NYC Civil War draft riots!

Artfuldodger

Senior Member
While reading a Union soldier's letter home I read this;

"In July 1863, Company C boarded a train for New York City, where riots had broken out in opposition to a new draft law. Lincoln had ordered extra conscripts to be raised in the Northern states. The Enrollment Act made most males between the ages of 20 and 45 subject to military draft, but excused any draftee who could pay $300 to buy his way out of service or pay the same amount to an acceptable substitute. This left the poor, often immigrant masses to fight a war many didn’t support.

After names of draftees were published on July 13—a sweltering day—the streets very quickly were convulsed in a saturnalia of lawlessness. What began as a draft riot quickly became a racist rampage, with mobs burning the homes of blacks and lynching them from lampposts. Large parts of the city went up in flames."

http://www.smithsonianmag.com/smith...ight-life-civil-war-soldier-180960784/?no-ist
 

Artfuldodger

Senior Member
I've read about the conscripts/draft and that one could buy their way out of fighting or pay someone else to take their place.
I've never heard of the riots that occurred in New York City.

"The New York City draft riots (July 13–16, 1863), known at the time as Draft Week,[3] were violent disturbances in New York City that were the culmination of working-class discontent with new laws passed by Congress that year to draft men to fight in the ongoing American Civil War. The riots remain the largest civil and racial insurrection in American history, aside from the Civil War itself."

https://en.wikipedia.org/wiki/New_York_City_draft_riots

There are quite a few articles about it on Google links.
 

Duff

Senior Member
Very interesting
 

JustUs4All

Slow Mod
Staff member
That simply can't be true. RACISM is such a southern issue, you know.:rolleyes:
 

JSnake

Useless Billy Bouncer
Just one more of the undeniable things that happened but doesn't fit the current-day narrative so it's either completely left out of the story or very little detail given.

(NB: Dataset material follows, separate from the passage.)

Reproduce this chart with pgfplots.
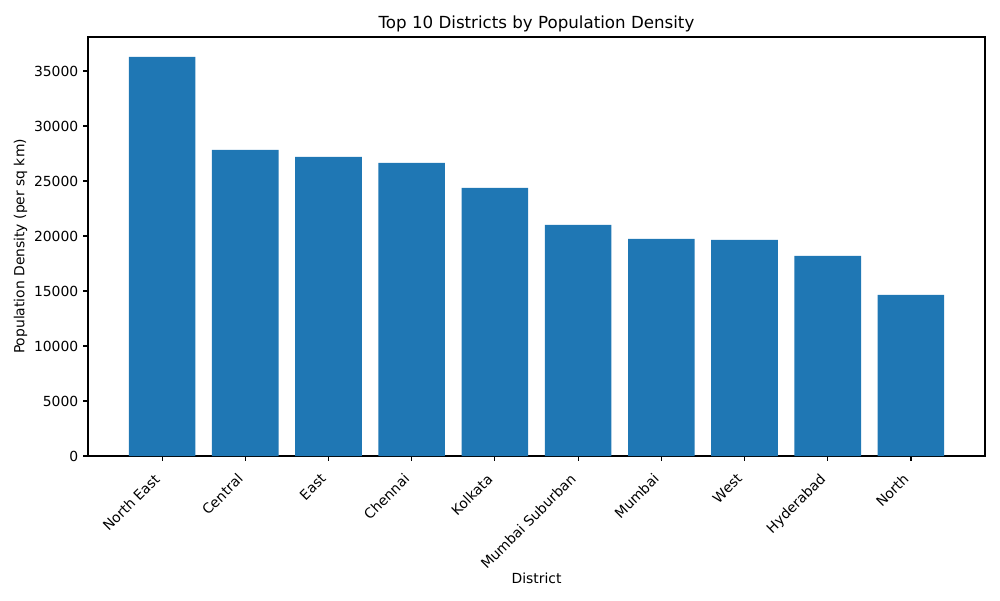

:banginghe:banginghe:banginghe
 

elfiii

Admin
Staff member
Thus the saying - "Rich man's war, poor man's fight."
 

rhbama3

Administrator
Staff member
If you've never seen the movie "Gangs of New York" there is actually a lot of historically accurate scenes in there regarding the draft riots. Straight off the boat, immigrants were being handed a pen to sign a draft agreement and then handed a rifle and uniform.
 

Artfuldodger

Senior Member
If you've never seen the movie "Gangs of New York" there is actually a lot of historically accurate scenes in there regarding the draft riots. Straight off the boat, immigrants were being handed a pen to sign a draft agreement and then handed a rifle and uniform.

I haven't seen the movie but it looks interesting. From what I gather the “nativists,” American-born gangs hated the immigrants especially the Irish.

The Irish and other New Yorker's saw the draft as a threat to Blacks taking over their jobs.

There was some question as to if the Navy used canon fire on the lower end of Manhattan as shown in the movie.
 

Artfuldodger

Senior Member
Irish opposition to emancipation and conscription gave them a reputation for treason and disloyalty, discounting the loyal service of thousands of Irish volunteers in the Union army. For many nativist critics, Irish participation in the Draft Riots was another indication of Irish immigrants' savagery, unfitness for self-government, and their inferiority to other white races.

Conversely, Irish papers were quick to defend the reputation of the Irish community, contesting the characterization of the mob as solely "Irish" and playing up the role of Irish men and women who worked to end the violence. While a new draft was conducted the following month without incident by "Boss" William M. Tweed (1823-1878) and his Tammany Hall Democrats, the memory of the riots remained fresh in the minds of the African American community and the Protestant elite, who forever associated the affair with the "savage Irish."

http://www.tenement.org/encyclopedia/riots.htm
 

KyDawg

Gone But Not Forgotten
We could have beat them with corn stalks, they just would not fight with corn stalks. Forget who said that but it was true. A lot of Northerners did not have the stomach for the war, but they had all the factories and all the guns and bullets.
 

JustUs4All

Slow Mod
Staff member
We could have beat them with corn stalks, they just would not fight with corn stalks. Forget who said that but it was true. A lot of Northerners did not have the stomach for the war, but they had all the factories and all the guns and bullets.

Yep but we had the finest gunpowder on the planet made right here in Augusta, GA.